There is one significant issue I found with this disc - during loading, the little postage stamp sized animated "webshooter" icon freezes on screen through all the previews right up to the main menu loading. This effect happened on two different Panasonic BR players, both with current firmware upgrades. Basically, all the previews have this icon plastered dead center onscreen through all promos and FBI warnings which I thought was kinda funny. Obviously a encoding glitch.

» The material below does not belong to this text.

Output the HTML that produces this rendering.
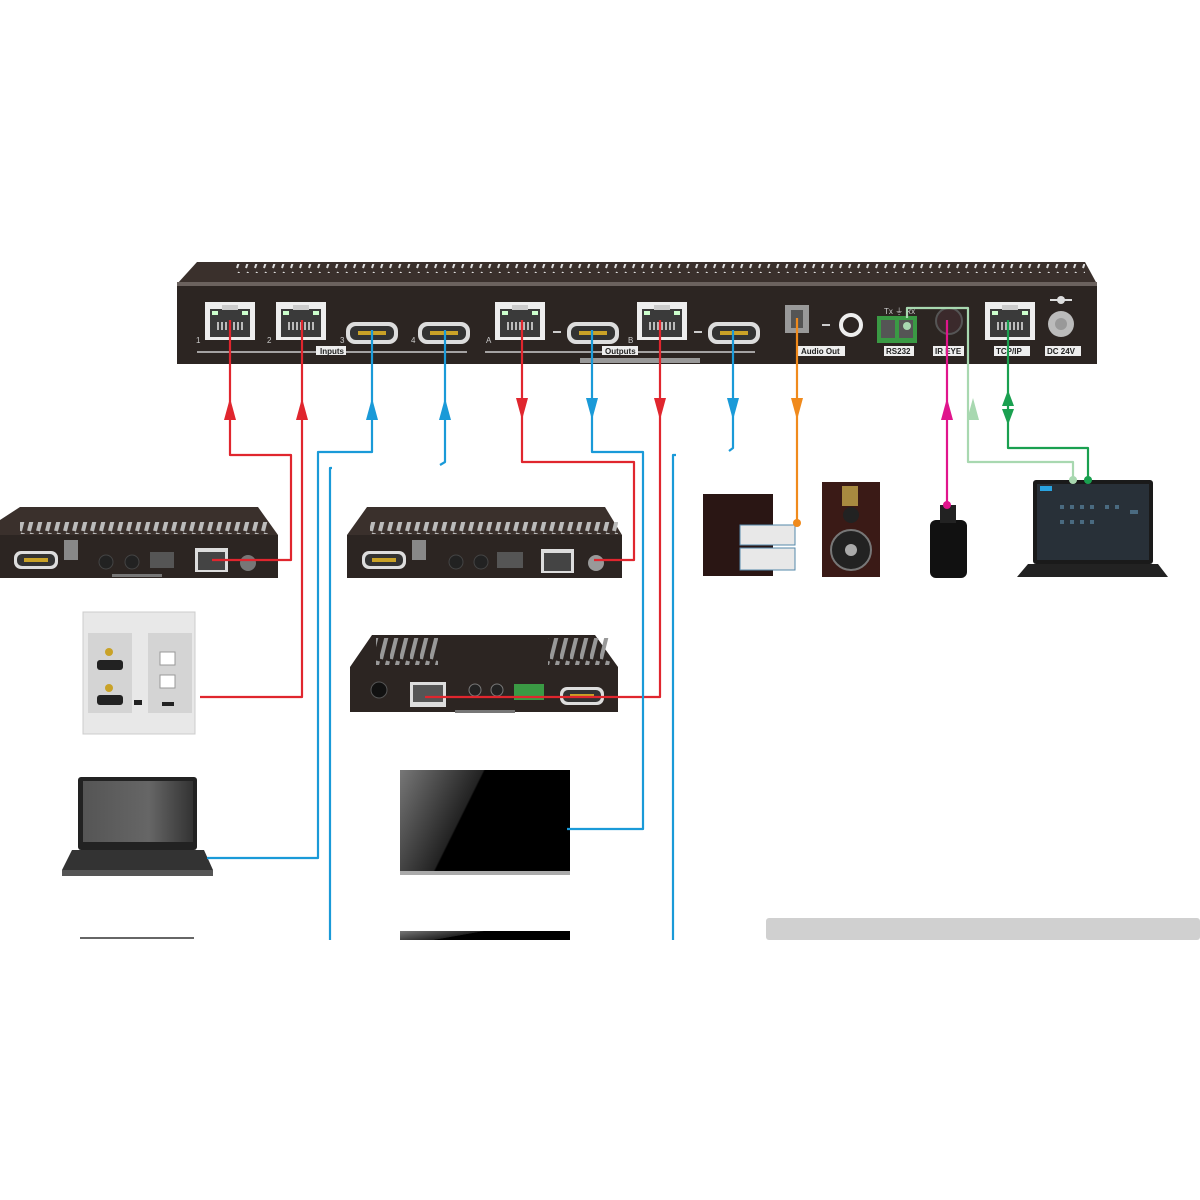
<!DOCTYPE html>
<html><head><meta charset="utf-8"><style>
html,body{margin:0;padding:0;background:#fff;}
svg{display:block;font-family:"Liberation Sans",sans-serif;}
</style></head><body>
<svg width="1200" height="1200" viewBox="0 0 1200 1200" xmlns="http://www.w3.org/2000/svg">
<defs>
<pattern id="vent" width="9" height="10" patternUnits="userSpaceOnUse"><path d="M3 8 L5 2" stroke="#ddd" stroke-width="2"/></pattern>
<pattern id="vent2" width="9" height="14" patternUnits="userSpaceOnUse"><path d="M2 13 L5 1" stroke="#bbb" stroke-width="4"/></pattern>
<pattern id="vent3" width="10" height="30" patternUnits="userSpaceOnUse"><path d="M1 29 L8 1" stroke="#999" stroke-width="4"/></pattern>
<linearGradient id="tv" x1="0" y1="0" x2="1" y2="0.3"><stop offset="0" stop-color="#777"/><stop offset="0.45" stop-color="#222"/><stop offset="0.46" stop-color="#000"/><stop offset="1" stop-color="#000"/></linearGradient>
<linearGradient id="scr" x1="0" y1="0" x2="1" y2="0"><stop offset="0" stop-color="#555"/><stop offset="0.6" stop-color="#666"/><stop offset="1" stop-color="#333"/></linearGradient>
<g id="rj"><rect x="0" y="0" width="50" height="38" fill="#eee"/><rect x="5" y="7" width="40" height="28" fill="#3a3a3a"/><rect x="17" y="3" width="16" height="5" fill="#ccc"/><rect x="7" y="9" width="6" height="4" fill="#cfc"/><rect x="37" y="9" width="6" height="4" fill="#cfc"/><path d="M12 24h26" stroke="#bbb" stroke-width="8" stroke-dasharray="2 2"/></g>
<g id="hd"><rect x="0" y="0" width="52" height="22" rx="9" fill="#ddd"/><rect x="4" y="4" width="44" height="14" rx="6" fill="#333"/><rect x="12" y="9" width="28" height="4" fill="#c9a227"/></g>
<g id="hds"><rect x="0" y="0" width="44" height="18" rx="7" fill="#ddd"/><rect x="3" y="3" width="38" height="12" rx="5" fill="#333"/><rect x="10" y="7" width="24" height="4" fill="#c9a227"/></g>
</defs>

<!-- Main device -->
<polygon points="197,262 1085,262 1097,284 177,284" fill="#3a302c"/>
<rect x="235" y="264" width="850" height="9" fill="url(#vent)"/>
<rect x="177" y="282" width="920" height="4" fill="#6b625e"/>
<rect x="177" y="286" width="920" height="78" fill="#2c2522"/>
<use href="#rj" x="205" y="302"/>
<use href="#rj" x="276" y="302"/>
<use href="#hd" x="346" y="322"/>
<use href="#hd" x="418" y="322"/>
<use href="#rj" x="495" y="302"/>
<use href="#hd" x="567" y="322"/>
<use href="#rj" x="637" y="302"/>
<use href="#hd" x="708" y="322"/>
<g fill="#ccc" font-size="8"><text x="196" y="343">1</text><text x="267" y="343">2</text><text x="340" y="343">3</text><text x="411" y="343">4</text><text x="486" y="343">A</text><text x="628" y="343">B</text></g>
<path d="M553 332h8M694 332h8M822 325h8" stroke="#ccc" stroke-width="2"/>
<path d="M197 352h270M485 352h270" stroke="#ccc" stroke-width="1.5"/>
<rect x="316" y="346" width="30" height="9" fill="#eee"/><text x="320" y="354" font-size="8" font-weight="bold" fill="#222">Inputs</text>
<rect x="602" y="346" width="36" height="9" fill="#eee"/><text x="605" y="354" font-size="8" font-weight="bold" fill="#222">Outputs</text>
<rect x="580" y="358" width="120" height="5" fill="#999"/>
<rect x="785" y="305" width="24" height="28" fill="#999"/><rect x="791" y="310" width="12" height="18" fill="#555"/>
<circle cx="851" cy="325" r="10" fill="none" stroke="#eee" stroke-width="4"/>
<rect x="798" y="346" width="47" height="10" fill="#eee"/><text x="801" y="354" font-size="8" font-weight="bold" fill="#222">Audio Out</text>
<text x="884" y="314" font-size="8" fill="#ccc">Tx  ⏚  Rx</text>
<rect x="877" y="316" width="40" height="27" fill="#3a9a44"/><rect x="881" y="320" width="14" height="18" fill="#555"/><rect x="899" y="320" width="14" height="18" fill="#555"/>
<rect x="884" y="346" width="30" height="10" fill="#eee"/><text x="886" y="354" font-size="8" font-weight="bold" fill="#222">RS232</text>
<circle cx="949" cy="321" r="13" fill="#3b2a2c" stroke="#555" stroke-width="2"/>
<rect x="933" y="346" width="31" height="10" fill="#eee"/><text x="935" y="354" font-size="8" font-weight="bold" fill="#222">IR EYE</text>
<use href="#rj" x="985" y="302"/>
<rect x="994" y="346" width="36" height="10" fill="#eee"/><text x="996" y="354" font-size="8" font-weight="bold" fill="#222">TCP/IP</text>
<circle cx="1061" cy="324" r="13" fill="#bbb"/><circle cx="1061" cy="324" r="6" fill="#999"/>
<path d="M1050 300h22" stroke="#ddd" stroke-width="2"/><circle cx="1061" cy="300" r="4" fill="#ddd"/>
<rect x="1045" y="346" width="36" height="10" fill="#eee"/><text x="1047" y="354" font-size="8" font-weight="bold" fill="#222">DC 24V</text>

<!-- Top-left extender -->
<polygon points="20,507 258,507 278,535 0,535 0,520" fill="#3a302c"/>
<rect x="20" y="522" width="250" height="12" fill="url(#vent2)"/>
<rect x="0" y="535" width="278" height="43" fill="#2c2522"/>
<use href="#hds" x="14" y="551"/>
<rect x="64" y="540" width="14" height="20" fill="#888"/>
<circle cx="106" cy="562" r="7" fill="#222" stroke="#444"/><circle cx="132" cy="562" r="7" fill="#222" stroke="#444"/>
<rect x="150" y="552" width="24" height="16" fill="#555"/>
<rect x="195" y="548" width="33" height="24" fill="#ddd"/><rect x="198" y="552" width="27" height="18" fill="#444"/>
<circle cx="248" cy="563" r="8" fill="#777"/>
<rect x="112" y="574" width="50" height="3" fill="#777"/>
<!-- Middle extender -->
<polygon points="367,507 605,507 622,535 347,535" fill="#3a302c"/>
<rect x="370" y="522" width="248" height="12" fill="url(#vent2)"/>
<rect x="347" y="535" width="275" height="43" fill="#2c2522"/>
<use href="#hds" x="362" y="551"/>
<rect x="412" y="540" width="14" height="20" fill="#888"/>
<circle cx="456" cy="562" r="7" fill="#222" stroke="#444"/><circle cx="481" cy="562" r="7" fill="#222" stroke="#444"/>
<rect x="497" y="552" width="26" height="16" fill="#555"/>
<rect x="541" y="549" width="33" height="24" fill="#ddd"/><rect x="544" y="553" width="27" height="18" fill="#444"/>
<circle cx="596" cy="563" r="8" fill="#999"/>
<!-- Receiver -->
<polygon points="372,635 595,635 618,667 350,667" fill="#2c2522"/>
<rect x="376" y="638" width="62" height="27" fill="url(#vent3)"/><rect x="548" y="638" width="62" height="27" fill="url(#vent3)"/>
<rect x="350" y="667" width="268" height="45" fill="#2c2522"/>
<circle cx="379" cy="690" r="8" fill="#111" stroke="#555"/>
<rect x="410" y="682" width="36" height="25" fill="#ddd"/><rect x="413" y="685" width="30" height="17" fill="#555"/>
<circle cx="475" cy="690" r="6" fill="#222" stroke="#777"/><circle cx="497" cy="690" r="6" fill="#222" stroke="#777"/>
<rect x="514" y="684" width="30" height="16" fill="#3a9a44"/>
<use href="#hds" x="560" y="687"/>
<rect x="455" y="710" width="60" height="3" fill="#777"/>

<!-- Wall plate -->
<rect x="83" y="612" width="112" height="122" fill="#e8e8e8" stroke="#ccc"/>
<rect x="88" y="633" width="44" height="80" fill="#d4d4d4"/><rect x="148" y="633" width="44" height="80" fill="#d4d4d4"/>
<rect x="97" y="660" width="26" height="10" rx="3" fill="#222"/><rect x="97" y="695" width="26" height="10" rx="3" fill="#222"/>
<circle cx="109" cy="652" r="4" fill="#c9a227"/><circle cx="109" cy="688" r="4" fill="#c9a227"/>
<rect x="160" y="652" width="15" height="13" fill="#fff" stroke="#999"/><rect x="160" y="675" width="15" height="13" fill="#fff" stroke="#999"/>
<rect x="162" y="702" width="12" height="4" fill="#222"/><rect x="134" y="700" width="8" height="5" fill="#222"/>

<!-- Laptop left -->
<rect x="78" y="777" width="119" height="73" rx="3" fill="#222"/><rect x="83" y="781" width="110" height="61" fill="url(#scr)"/>
<polygon points="72,850 204,850 213,870 62,870" fill="#333"/><rect x="62" y="870" width="151" height="6" fill="#555"/>
<!-- TV -->
<rect x="400" y="770" width="170" height="103" fill="url(#tv)"/><rect x="400" y="871" width="170" height="4" fill="#aaa"/>
<rect x="400" y="931" width="170" height="9" fill="url(#tv)"/>
<rect x="80" y="937" width="114" height="2" fill="#666"/>
<rect x="766" y="918" width="434" height="22" rx="3" fill="#d0d0d0"/>

<!-- Speakers -->
<rect x="703" y="494" width="70" height="82" fill="#2a1614"/>
<rect x="740" y="525" width="55" height="20" fill="#e8e8e8" stroke="#58a"/><rect x="740" y="548" width="55" height="22" fill="#e8e8e8" stroke="#58a"/>
<rect x="822" y="482" width="58" height="95" fill="#3a1a16"/>
<rect x="842" y="486" width="16" height="20" fill="#a88a40"/>
<circle cx="851" cy="515" r="8" fill="#222"/><circle cx="851" cy="550" r="20" fill="#222" stroke="#777" stroke-width="2"/><circle cx="851" cy="550" r="6" fill="#aaa"/>
<!-- IR -->
<rect x="930" y="520" width="37" height="58" rx="6" fill="#111"/><rect x="940" y="505" width="16" height="18" fill="#222"/>
<!-- Laptop right -->
<rect x="1033" y="480" width="120" height="84" rx="3" fill="#1a1a1a"/><rect x="1037" y="484" width="112" height="76" fill="#283038"/>
<rect x="1040" y="486" width="12" height="5" fill="#29a3e0"/>
<g fill="#4a6a80"><rect x="1060" y="505" width="4" height="4"/><rect x="1070" y="505" width="4" height="4"/><rect x="1080" y="505" width="4" height="4"/><rect x="1090" y="505" width="4" height="4"/><rect x="1060" y="520" width="4" height="4"/><rect x="1070" y="520" width="4" height="4"/><rect x="1080" y="520" width="4" height="4"/><rect x="1090" y="520" width="4" height="4"/><rect x="1105" y="505" width="4" height="4"/><rect x="1115" y="505" width="4" height="4"/><rect x="1130" y="510" width="8" height="4"/></g>
<polygon points="1028,564 1158,564 1168,577 1017,577" fill="#222"/>

<!-- Connectors -->
<g fill="none" stroke-width="2.2" stroke-linejoin="round">
<path d="M230 320V455H291V560H212" stroke="#e0262e"/>
<path d="M302 320V697H200" stroke="#e0262e"/>
<path d="M522 320V462H634V560H594" stroke="#e0262e"/>
<path d="M660 320V697H425" stroke="#e0262e"/>
<path d="M372 330V452H318V858H207" stroke="#1a9ad8"/>
<path d="M332 468H330V940" stroke="#1a9ad8"/>
<path d="M445 330V462L440 465" stroke="#1a9ad8"/>
<path d="M592 330V452H643V829H567" stroke="#1a9ad8"/>
<path d="M676 455H673V940" stroke="#1a9ad8"/>
<path d="M733 330V448L729 451" stroke="#1a9ad8"/>
<path d="M797 318V523" stroke="#f08a1c"/>
<path d="M947 320V505" stroke="#e0158c"/>
<path d="M907 318V308H968V462H1073V480" stroke="#a8d8b0"/>
<path d="M1008 320V448H1088V480" stroke="#1aa050"/>
</g>
<g>
<polygon points="230,398 224,420 236,420" fill="#e0262e"/>
<polygon points="302,398 296,420 308,420" fill="#e0262e"/>
<polygon points="372,398 366,420 378,420" fill="#1a9ad8"/>
<polygon points="445,398 439,420 451,420" fill="#1a9ad8"/>
<polygon points="522,420 516,398 528,398" fill="#e0262e"/>
<polygon points="592,420 586,398 598,398" fill="#1a9ad8"/>
<polygon points="660,420 654,398 666,398" fill="#e0262e"/>
<polygon points="733,420 727,398 739,398" fill="#1a9ad8"/>
<polygon points="797,420 791,398 803,398" fill="#f08a1c"/>
<polygon points="947,398 941,420 953,420" fill="#e0158c"/>
<polygon points="973,398 967,420 979,420" fill="#a8d8b0"/>
<polygon points="1008,390 1002,406 1014,406" fill="#1aa050"/>
<polygon points="1008,425 1002,409 1014,409" fill="#1aa050"/>
<circle cx="797" cy="523" r="4" fill="#f08a1c"/><circle cx="947" cy="505" r="4" fill="#e0158c"/>
<circle cx="1073" cy="480" r="4" fill="#a8d8b0"/><circle cx="1088" cy="480" r="4" fill="#1aa050"/>
<circle cx="907" cy="326" r="4" fill="#a8d8b0"/>
</g>
</svg>
</body></html>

Overall, the movie actually fell below my expectations. The darker, moodier tone (and photography) just doesn't work as well as the tone set with the 3 Sam Raimi films which this is always going to be compared against. Even Spiderman's costume is a darker, almost brownish red. Spiderman is *not* The Dark Knight. The score is not comes nowhere near the same level as Danny Elfman's scores for the first 2 movies.
Don't get me wrong, there's some stuff that this film gets right - Peter/Spiderman actually makes believable mechanical webshooters, the POV scenes of Spiderman swinging high above the city, the way he moves more like a spider, the budding relationship with Gwen... all good stuff. But there's just a lot of things about this movie that don't work for me - the whole revamped origin w/Peter's mysterious father especially. For me, the movie didn't really engage me at all until the pivotal first scene showing Spiderman standing against the skyline. The Lizard character... came off better than I expected, even with the more "human" looking face than the comics version. IMO, one of this movie's biggest issues is the casting - with the sole exceptions of Gwen (who despite doing a good job in her role, looks far too old to be "17") and Uncle Ben (Sheen looked like he was recycling his JFK teeth), the rest of the cast falls far short of their Raimi film counterparts. Sally Field as Aunt May is a complete fail. Tellingly, there isn't even a JJ Jameson character, likely because J. K. Simmons left such an indelible impression in the role.
Overall, it's an entertaining movie, certainly not a complete flop, but it fails as a reboot on every level in much the same way the "Superman Returns" film did.